__TASK GOAL__:
Retype only the lines running from the line that contains "Clone this chart in Apache ECharts." to the line that contains "var INK = '#000';", inclusive, and leave the pictures behind.

### PROVIDED ENTRIES ###

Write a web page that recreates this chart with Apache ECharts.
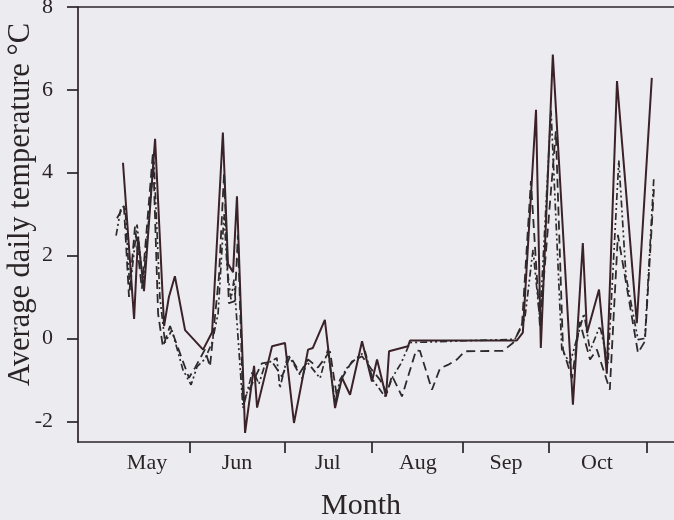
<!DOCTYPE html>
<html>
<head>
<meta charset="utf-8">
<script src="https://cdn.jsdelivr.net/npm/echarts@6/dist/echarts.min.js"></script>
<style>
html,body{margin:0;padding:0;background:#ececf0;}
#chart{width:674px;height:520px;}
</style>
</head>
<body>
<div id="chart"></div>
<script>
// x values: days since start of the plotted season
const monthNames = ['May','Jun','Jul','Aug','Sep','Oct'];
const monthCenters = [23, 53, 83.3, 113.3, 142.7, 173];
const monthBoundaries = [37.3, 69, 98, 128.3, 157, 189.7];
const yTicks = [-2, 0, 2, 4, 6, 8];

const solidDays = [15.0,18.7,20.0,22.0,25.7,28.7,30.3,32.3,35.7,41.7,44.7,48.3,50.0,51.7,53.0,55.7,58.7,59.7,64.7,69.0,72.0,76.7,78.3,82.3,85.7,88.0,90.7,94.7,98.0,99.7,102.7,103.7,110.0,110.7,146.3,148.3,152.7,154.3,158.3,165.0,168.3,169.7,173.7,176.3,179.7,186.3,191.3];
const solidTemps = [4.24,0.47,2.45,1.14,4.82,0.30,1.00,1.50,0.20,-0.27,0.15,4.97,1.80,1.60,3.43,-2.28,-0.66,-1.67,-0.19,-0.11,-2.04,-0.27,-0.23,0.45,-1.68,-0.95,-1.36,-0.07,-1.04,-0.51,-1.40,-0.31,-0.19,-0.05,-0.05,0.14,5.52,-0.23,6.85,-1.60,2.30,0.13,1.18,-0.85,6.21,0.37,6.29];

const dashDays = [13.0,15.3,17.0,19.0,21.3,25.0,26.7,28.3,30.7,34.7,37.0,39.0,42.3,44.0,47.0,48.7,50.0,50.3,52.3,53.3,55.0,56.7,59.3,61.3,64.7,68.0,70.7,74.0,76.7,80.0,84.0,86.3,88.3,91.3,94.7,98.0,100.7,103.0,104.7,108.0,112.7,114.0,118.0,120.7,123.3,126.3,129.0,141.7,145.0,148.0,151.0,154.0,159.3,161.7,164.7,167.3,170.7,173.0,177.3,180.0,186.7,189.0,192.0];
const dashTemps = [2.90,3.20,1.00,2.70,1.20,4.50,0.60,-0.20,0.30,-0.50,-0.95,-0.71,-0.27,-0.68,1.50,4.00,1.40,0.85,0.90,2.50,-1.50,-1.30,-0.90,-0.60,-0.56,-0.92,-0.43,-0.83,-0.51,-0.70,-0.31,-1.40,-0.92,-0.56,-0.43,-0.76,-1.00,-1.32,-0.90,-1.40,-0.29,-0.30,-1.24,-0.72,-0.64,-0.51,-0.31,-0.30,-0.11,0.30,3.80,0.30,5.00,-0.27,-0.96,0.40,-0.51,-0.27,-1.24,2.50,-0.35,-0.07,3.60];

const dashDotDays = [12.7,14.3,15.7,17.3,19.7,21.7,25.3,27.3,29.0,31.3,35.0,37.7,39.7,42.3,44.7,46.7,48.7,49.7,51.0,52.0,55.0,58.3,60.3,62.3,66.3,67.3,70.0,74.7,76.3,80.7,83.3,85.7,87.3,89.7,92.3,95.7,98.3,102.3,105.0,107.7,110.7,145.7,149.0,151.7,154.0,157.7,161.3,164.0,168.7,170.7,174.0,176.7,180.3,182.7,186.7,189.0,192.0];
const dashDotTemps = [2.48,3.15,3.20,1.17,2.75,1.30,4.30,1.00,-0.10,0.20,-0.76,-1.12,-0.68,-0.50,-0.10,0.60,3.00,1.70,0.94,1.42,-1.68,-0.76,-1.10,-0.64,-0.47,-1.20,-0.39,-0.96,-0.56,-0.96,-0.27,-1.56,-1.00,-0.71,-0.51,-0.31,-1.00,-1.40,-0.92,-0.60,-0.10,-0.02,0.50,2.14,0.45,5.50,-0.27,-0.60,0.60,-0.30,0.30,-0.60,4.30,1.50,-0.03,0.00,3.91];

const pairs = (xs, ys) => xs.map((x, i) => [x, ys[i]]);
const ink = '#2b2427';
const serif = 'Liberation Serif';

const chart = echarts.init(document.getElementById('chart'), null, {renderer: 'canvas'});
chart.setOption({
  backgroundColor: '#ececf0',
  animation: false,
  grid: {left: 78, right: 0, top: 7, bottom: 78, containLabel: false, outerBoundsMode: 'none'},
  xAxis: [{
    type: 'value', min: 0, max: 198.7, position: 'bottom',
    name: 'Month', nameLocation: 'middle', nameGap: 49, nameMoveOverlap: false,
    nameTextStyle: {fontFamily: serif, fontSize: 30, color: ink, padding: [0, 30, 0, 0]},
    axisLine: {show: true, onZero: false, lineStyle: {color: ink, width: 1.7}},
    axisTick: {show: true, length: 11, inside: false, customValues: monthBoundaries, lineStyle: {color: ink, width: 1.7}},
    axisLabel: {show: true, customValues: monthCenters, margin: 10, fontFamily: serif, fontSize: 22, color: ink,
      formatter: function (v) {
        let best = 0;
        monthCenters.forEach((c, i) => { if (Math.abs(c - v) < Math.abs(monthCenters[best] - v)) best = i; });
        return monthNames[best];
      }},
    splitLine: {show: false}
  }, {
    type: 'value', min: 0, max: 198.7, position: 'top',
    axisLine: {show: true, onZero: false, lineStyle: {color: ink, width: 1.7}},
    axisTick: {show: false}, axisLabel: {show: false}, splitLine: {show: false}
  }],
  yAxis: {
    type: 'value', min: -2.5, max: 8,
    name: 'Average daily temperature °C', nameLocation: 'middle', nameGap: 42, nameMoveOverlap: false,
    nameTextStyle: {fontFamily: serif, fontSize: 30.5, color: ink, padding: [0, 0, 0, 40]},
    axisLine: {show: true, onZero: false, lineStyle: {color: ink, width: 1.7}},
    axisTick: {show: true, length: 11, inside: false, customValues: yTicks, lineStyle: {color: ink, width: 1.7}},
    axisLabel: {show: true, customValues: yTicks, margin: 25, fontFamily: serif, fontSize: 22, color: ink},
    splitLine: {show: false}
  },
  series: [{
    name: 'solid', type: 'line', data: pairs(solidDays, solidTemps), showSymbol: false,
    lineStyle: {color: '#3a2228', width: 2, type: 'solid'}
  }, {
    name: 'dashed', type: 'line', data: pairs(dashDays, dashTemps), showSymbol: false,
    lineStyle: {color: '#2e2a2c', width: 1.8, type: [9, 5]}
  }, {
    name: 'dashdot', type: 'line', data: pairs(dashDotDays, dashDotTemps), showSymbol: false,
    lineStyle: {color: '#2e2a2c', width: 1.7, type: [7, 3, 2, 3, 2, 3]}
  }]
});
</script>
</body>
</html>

###
### PROVIDED ENTRIES ###

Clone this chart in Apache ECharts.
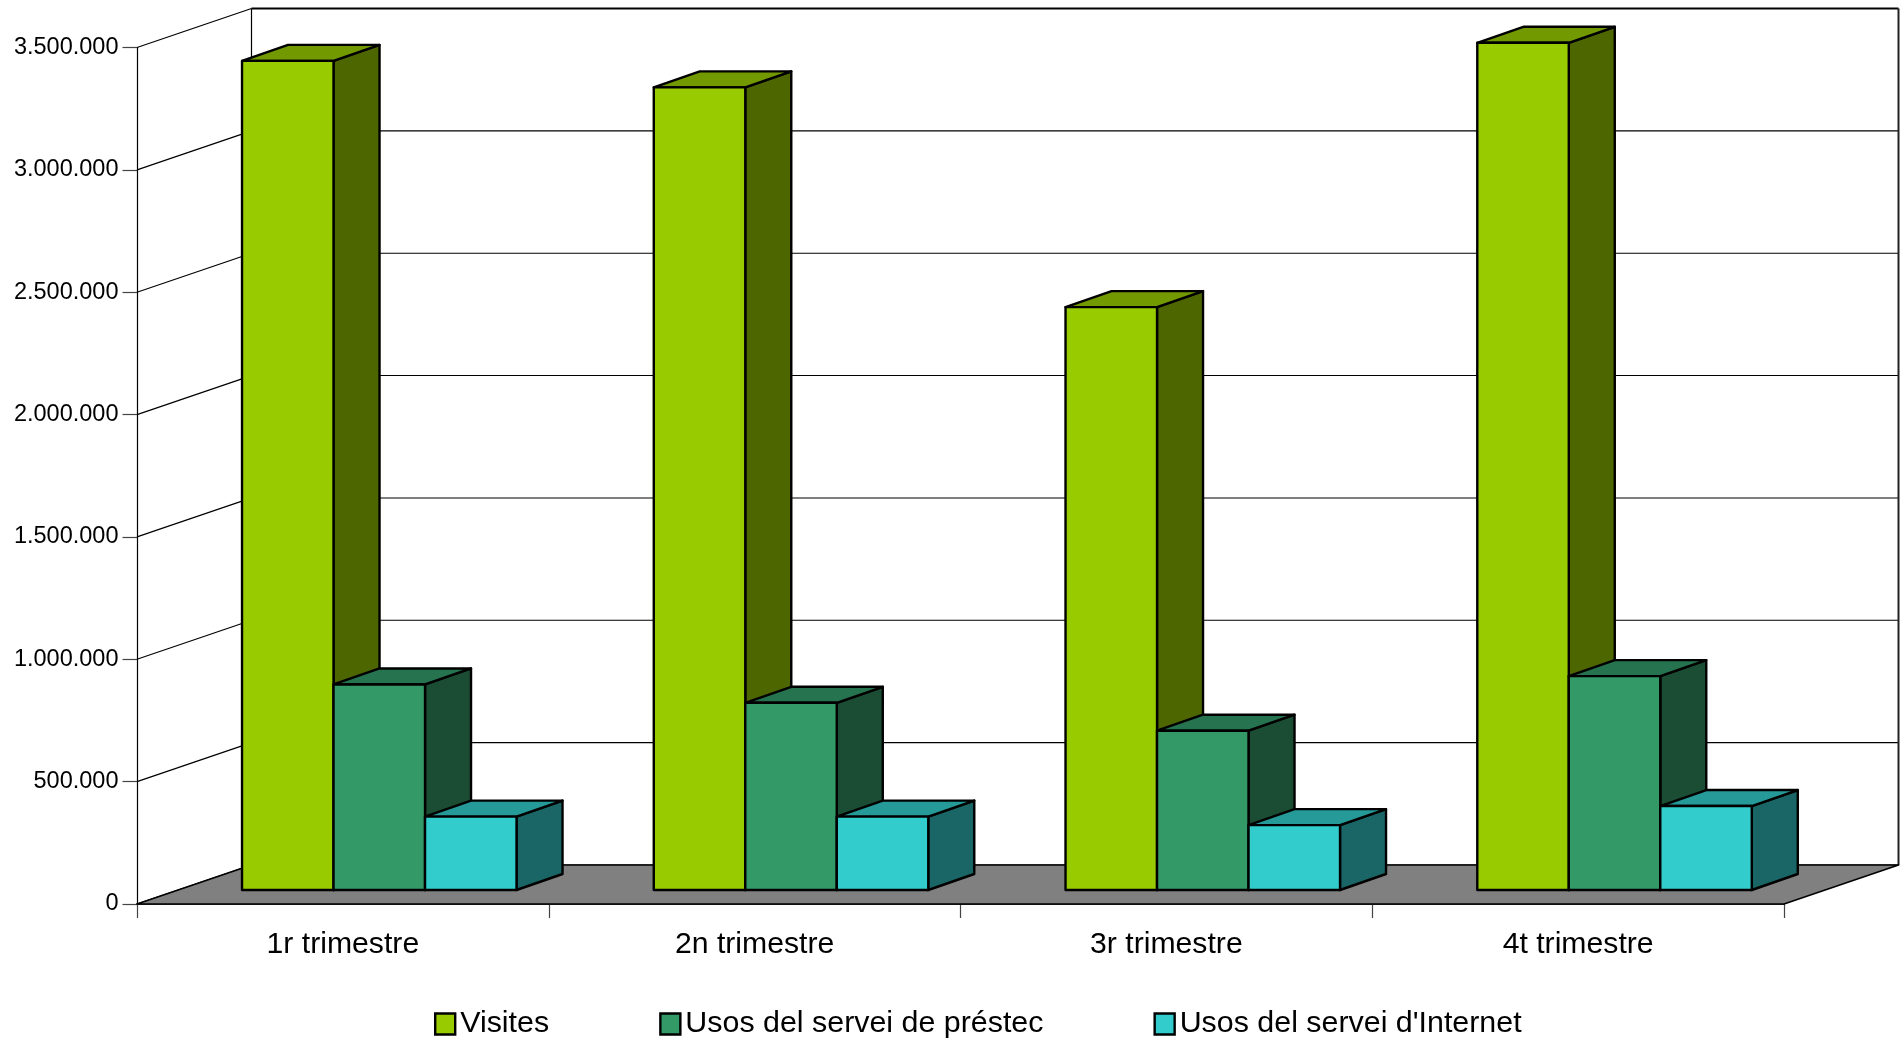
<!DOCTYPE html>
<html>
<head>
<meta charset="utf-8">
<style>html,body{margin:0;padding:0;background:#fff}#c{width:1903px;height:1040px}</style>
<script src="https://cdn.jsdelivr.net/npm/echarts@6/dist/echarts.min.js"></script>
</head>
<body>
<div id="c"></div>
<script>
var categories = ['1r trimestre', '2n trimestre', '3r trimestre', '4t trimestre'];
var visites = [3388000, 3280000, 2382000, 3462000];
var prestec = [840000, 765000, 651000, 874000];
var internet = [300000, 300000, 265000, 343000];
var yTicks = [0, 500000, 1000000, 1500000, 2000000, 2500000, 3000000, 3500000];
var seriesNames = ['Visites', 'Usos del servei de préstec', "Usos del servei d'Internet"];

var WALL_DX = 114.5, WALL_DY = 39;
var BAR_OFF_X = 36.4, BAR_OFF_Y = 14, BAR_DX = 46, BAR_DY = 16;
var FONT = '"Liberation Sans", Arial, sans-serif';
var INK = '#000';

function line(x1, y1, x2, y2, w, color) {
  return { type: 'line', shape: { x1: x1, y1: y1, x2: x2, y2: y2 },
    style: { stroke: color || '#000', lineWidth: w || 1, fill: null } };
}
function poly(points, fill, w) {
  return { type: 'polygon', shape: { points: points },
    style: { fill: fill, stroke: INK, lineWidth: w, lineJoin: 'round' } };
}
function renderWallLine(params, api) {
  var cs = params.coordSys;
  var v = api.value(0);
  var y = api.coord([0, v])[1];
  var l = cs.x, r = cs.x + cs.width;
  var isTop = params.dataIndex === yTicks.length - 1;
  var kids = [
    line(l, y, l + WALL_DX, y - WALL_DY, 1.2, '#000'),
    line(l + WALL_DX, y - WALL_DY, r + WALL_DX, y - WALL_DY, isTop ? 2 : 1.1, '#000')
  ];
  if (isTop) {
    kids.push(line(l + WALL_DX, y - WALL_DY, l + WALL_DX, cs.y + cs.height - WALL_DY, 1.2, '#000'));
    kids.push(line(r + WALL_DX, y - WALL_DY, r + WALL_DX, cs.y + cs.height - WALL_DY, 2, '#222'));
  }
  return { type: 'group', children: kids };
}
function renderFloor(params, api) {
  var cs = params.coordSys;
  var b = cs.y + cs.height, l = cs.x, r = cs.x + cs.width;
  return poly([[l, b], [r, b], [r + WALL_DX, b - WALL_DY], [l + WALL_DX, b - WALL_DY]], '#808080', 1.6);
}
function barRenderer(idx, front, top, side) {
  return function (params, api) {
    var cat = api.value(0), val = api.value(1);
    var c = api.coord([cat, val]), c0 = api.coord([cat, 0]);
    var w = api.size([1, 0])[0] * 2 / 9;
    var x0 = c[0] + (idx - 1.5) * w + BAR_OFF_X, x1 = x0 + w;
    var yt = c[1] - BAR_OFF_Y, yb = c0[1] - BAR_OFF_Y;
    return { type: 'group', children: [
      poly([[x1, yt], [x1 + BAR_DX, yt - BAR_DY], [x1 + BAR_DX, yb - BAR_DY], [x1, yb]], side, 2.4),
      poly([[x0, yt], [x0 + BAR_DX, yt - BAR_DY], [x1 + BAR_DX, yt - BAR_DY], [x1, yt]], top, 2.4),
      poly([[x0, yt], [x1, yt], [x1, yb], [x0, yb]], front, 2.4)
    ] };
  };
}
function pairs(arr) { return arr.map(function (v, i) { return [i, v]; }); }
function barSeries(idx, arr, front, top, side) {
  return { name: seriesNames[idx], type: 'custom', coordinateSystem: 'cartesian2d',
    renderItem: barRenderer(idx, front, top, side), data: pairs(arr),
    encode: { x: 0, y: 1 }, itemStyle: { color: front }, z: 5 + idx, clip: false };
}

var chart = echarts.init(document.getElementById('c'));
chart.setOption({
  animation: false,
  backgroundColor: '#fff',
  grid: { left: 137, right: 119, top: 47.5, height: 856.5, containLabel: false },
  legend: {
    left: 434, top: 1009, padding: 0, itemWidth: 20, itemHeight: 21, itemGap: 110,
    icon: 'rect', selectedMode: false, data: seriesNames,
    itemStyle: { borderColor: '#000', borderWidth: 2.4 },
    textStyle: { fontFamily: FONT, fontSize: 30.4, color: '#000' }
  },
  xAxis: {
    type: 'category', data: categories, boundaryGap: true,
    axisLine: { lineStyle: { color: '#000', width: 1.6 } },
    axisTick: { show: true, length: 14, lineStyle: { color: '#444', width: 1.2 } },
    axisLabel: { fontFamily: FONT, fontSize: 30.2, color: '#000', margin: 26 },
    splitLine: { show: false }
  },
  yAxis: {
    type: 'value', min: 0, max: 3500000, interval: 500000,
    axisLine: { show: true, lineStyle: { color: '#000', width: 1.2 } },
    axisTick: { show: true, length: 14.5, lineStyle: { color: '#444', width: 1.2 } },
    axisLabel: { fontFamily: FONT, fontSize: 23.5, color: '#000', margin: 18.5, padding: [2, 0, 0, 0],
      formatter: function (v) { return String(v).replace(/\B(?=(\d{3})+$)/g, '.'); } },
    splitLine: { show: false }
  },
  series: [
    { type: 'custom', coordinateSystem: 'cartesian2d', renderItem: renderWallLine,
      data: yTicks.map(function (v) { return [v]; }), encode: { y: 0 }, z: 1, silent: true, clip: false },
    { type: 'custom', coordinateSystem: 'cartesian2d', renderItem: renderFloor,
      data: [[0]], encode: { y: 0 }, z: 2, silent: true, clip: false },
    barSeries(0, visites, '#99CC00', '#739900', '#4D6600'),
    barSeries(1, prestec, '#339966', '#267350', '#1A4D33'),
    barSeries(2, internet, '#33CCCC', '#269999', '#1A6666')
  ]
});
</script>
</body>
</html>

###
### PROVIDED ENTRIES ###

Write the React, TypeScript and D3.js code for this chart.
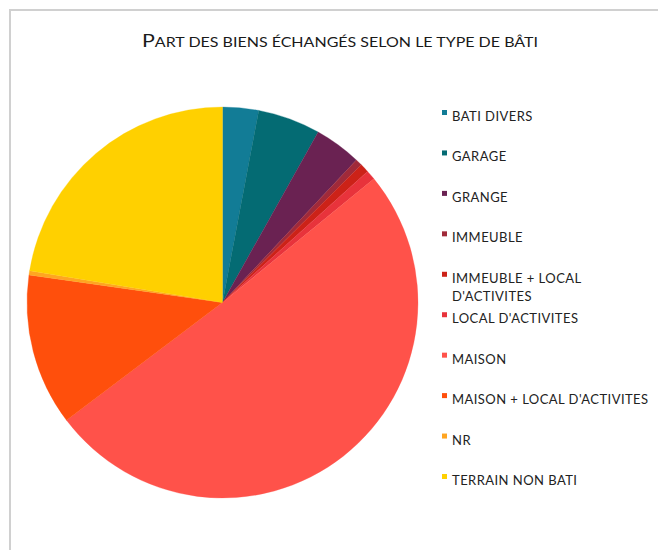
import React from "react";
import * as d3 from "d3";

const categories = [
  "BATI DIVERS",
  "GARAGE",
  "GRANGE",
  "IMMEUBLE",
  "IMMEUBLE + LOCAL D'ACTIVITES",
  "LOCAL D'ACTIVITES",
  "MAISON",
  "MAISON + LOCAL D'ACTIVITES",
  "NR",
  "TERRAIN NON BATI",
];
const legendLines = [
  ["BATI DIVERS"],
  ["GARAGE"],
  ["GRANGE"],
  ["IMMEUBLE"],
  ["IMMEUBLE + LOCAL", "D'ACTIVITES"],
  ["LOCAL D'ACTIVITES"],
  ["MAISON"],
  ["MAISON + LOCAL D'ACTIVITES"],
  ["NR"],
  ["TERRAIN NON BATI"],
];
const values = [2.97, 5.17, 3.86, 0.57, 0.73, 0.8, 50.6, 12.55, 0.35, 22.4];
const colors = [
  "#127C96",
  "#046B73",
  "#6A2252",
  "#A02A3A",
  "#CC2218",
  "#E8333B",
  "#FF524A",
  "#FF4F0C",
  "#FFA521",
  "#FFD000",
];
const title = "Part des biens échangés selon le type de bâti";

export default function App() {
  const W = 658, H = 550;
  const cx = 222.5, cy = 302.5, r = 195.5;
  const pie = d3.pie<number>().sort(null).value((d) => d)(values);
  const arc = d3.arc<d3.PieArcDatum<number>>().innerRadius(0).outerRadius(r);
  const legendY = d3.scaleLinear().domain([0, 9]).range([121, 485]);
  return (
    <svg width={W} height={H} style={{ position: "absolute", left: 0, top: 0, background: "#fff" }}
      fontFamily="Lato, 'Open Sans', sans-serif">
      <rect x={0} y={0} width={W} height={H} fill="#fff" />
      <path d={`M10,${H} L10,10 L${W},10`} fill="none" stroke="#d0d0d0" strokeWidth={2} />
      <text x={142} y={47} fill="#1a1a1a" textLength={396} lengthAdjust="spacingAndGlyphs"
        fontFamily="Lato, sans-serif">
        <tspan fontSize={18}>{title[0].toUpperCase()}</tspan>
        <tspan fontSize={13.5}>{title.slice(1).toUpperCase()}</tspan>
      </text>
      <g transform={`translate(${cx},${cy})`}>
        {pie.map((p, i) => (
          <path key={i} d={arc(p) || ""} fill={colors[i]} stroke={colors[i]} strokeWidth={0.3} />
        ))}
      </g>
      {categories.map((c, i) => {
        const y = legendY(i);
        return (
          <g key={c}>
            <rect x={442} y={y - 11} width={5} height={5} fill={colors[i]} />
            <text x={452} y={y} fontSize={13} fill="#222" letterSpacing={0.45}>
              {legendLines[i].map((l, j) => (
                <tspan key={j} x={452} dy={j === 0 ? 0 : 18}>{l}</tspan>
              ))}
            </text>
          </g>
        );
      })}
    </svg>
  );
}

###

__SOLVED EXERCISE__:
Clone this chart in Apache ECharts.
<!DOCTYPE html>
<html>
<head>
<meta charset="utf-8">
<style>html,body{margin:0;padding:0;background:#fff}#c{width:1903px;height:1040px}</style>
<script src="https://cdn.jsdelivr.net/npm/echarts@6/dist/echarts.min.js"></script>
</head>
<body>
<div id="c"></div>
<script>
var categories = ['1r trimestre', '2n trimestre', '3r trimestre', '4t trimestre'];
var visites = [3388000, 3280000, 2382000, 3462000];
var prestec = [840000, 765000, 651000, 874000];
var internet = [300000, 300000, 265000, 343000];
var yTicks = [0, 500000, 1000000, 1500000, 2000000, 2500000, 3000000, 3500000];
var seriesNames = ['Visites', 'Usos del servei de préstec', "Usos del servei d'Internet"];

var WALL_DX = 114.5, WALL_DY = 39;
var BAR_OFF_X = 36.4, BAR_OFF_Y = 14, BAR_DX = 46, BAR_DY = 16;
var FONT = '"Liberation Sans", Arial, sans-serif';
var INK = '#000';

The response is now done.